• _Work required_
Repeat, exactly and only, the lines from the beginning of the data through the line with "plt.rcParams['font.family'] = ['Liberation". Pictures are left out.

• _Data section_
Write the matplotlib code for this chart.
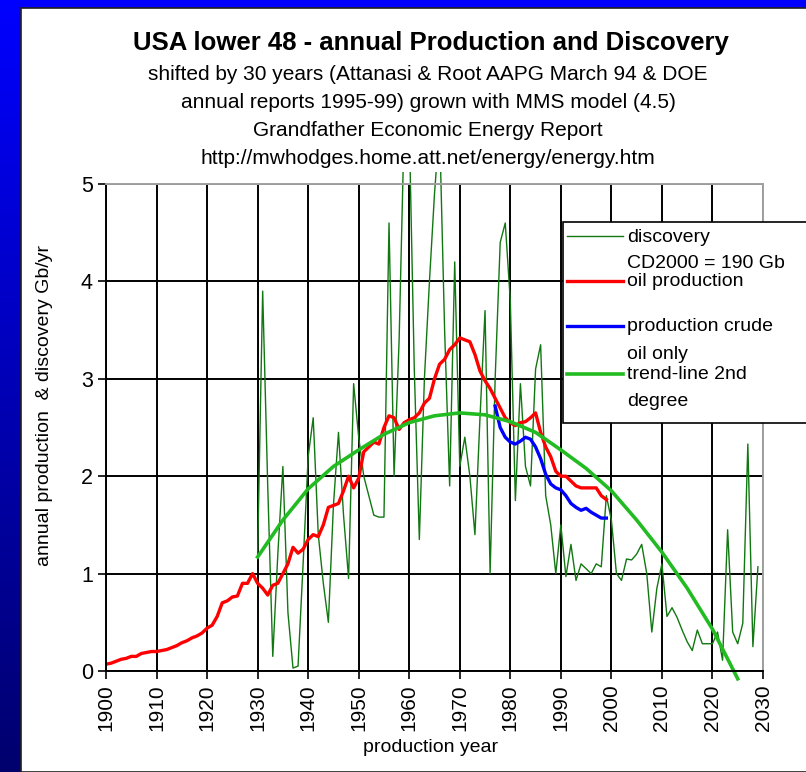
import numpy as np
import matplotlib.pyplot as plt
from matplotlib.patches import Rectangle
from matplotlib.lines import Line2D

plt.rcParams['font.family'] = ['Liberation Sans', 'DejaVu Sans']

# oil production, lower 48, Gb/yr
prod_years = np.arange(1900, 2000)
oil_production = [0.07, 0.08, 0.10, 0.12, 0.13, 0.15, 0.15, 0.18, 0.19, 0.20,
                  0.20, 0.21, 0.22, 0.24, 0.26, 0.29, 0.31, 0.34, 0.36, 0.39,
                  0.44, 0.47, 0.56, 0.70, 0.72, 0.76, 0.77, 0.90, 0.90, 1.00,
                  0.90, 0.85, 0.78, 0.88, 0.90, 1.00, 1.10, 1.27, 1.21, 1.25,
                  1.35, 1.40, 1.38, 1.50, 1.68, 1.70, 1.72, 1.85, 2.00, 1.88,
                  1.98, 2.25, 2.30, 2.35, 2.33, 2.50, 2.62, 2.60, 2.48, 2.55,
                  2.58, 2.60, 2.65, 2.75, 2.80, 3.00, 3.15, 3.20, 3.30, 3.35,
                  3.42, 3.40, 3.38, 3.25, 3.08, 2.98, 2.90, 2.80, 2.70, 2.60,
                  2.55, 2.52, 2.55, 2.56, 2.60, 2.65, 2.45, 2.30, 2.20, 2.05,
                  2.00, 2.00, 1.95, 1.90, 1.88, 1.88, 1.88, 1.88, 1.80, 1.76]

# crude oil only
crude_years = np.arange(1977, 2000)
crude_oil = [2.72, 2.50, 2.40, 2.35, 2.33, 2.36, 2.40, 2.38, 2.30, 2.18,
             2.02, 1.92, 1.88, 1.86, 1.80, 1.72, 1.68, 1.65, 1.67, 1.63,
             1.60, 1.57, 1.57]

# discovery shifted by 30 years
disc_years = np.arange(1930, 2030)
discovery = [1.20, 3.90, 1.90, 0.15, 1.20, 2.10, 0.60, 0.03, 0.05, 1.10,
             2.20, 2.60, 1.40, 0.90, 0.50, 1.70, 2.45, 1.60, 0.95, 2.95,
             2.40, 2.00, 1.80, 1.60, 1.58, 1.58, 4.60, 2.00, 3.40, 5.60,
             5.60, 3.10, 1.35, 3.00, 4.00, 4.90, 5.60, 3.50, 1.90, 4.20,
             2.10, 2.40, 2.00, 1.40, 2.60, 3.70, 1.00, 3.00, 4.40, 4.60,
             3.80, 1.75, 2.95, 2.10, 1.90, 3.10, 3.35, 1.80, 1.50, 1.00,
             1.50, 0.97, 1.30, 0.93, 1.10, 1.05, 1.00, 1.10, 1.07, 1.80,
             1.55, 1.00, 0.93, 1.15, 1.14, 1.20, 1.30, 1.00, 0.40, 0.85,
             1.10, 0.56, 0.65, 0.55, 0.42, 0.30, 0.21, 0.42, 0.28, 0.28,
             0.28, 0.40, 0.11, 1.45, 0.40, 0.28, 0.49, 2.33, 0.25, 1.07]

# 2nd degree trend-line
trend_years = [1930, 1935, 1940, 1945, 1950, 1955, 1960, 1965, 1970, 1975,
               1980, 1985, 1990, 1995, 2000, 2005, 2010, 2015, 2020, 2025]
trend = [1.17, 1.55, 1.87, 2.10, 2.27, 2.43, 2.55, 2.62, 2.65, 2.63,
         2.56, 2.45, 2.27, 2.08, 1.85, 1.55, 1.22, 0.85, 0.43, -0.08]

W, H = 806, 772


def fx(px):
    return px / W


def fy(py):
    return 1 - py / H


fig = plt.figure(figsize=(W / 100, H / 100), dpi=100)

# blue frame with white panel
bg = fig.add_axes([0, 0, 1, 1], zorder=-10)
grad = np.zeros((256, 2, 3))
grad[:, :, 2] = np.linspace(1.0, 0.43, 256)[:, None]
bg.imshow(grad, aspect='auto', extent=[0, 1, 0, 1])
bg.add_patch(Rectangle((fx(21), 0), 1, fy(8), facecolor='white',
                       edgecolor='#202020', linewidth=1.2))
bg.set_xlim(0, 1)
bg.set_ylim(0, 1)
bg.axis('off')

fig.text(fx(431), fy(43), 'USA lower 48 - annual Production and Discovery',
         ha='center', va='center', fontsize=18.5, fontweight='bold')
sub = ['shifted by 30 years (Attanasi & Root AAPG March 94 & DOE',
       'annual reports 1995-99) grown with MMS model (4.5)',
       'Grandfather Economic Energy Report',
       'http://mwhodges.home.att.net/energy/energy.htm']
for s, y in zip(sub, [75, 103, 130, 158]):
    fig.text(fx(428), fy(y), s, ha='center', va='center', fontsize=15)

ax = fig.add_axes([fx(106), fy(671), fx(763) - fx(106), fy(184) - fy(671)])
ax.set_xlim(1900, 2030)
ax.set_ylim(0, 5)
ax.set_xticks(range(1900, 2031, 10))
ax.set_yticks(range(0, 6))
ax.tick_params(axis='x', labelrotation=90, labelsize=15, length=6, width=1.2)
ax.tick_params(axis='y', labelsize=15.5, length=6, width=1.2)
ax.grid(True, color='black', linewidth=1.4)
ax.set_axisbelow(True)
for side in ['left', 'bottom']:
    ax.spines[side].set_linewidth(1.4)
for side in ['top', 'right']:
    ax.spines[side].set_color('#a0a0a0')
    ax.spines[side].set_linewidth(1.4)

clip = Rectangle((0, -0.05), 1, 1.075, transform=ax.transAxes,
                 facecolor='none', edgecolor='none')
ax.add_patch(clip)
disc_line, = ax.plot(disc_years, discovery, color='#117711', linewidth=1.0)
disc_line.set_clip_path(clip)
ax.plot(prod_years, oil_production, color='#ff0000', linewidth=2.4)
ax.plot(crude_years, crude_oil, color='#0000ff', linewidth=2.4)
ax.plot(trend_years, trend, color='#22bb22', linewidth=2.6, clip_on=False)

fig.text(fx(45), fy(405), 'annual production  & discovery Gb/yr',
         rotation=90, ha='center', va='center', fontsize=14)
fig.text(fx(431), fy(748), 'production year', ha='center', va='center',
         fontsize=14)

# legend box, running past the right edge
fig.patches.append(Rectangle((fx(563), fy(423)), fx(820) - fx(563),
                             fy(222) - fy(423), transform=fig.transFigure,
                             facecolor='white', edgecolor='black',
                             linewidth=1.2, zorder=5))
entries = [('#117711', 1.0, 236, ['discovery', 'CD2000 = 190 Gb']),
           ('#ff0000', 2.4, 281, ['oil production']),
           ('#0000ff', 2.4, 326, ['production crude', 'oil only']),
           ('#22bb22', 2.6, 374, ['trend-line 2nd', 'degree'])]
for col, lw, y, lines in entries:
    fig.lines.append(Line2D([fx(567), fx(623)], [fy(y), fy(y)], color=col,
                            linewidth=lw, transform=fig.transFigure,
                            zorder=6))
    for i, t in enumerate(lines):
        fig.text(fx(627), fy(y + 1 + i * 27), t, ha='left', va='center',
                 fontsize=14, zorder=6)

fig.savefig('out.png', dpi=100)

• _Right answer_
Write the matplotlib code for this chart.
import numpy as np
import matplotlib.pyplot as plt
from matplotlib.patches import Rectangle
from matplotlib.lines import Line2D

plt.rcParams['font.family'] = ['Liberation Sans', 'DejaVu Sans']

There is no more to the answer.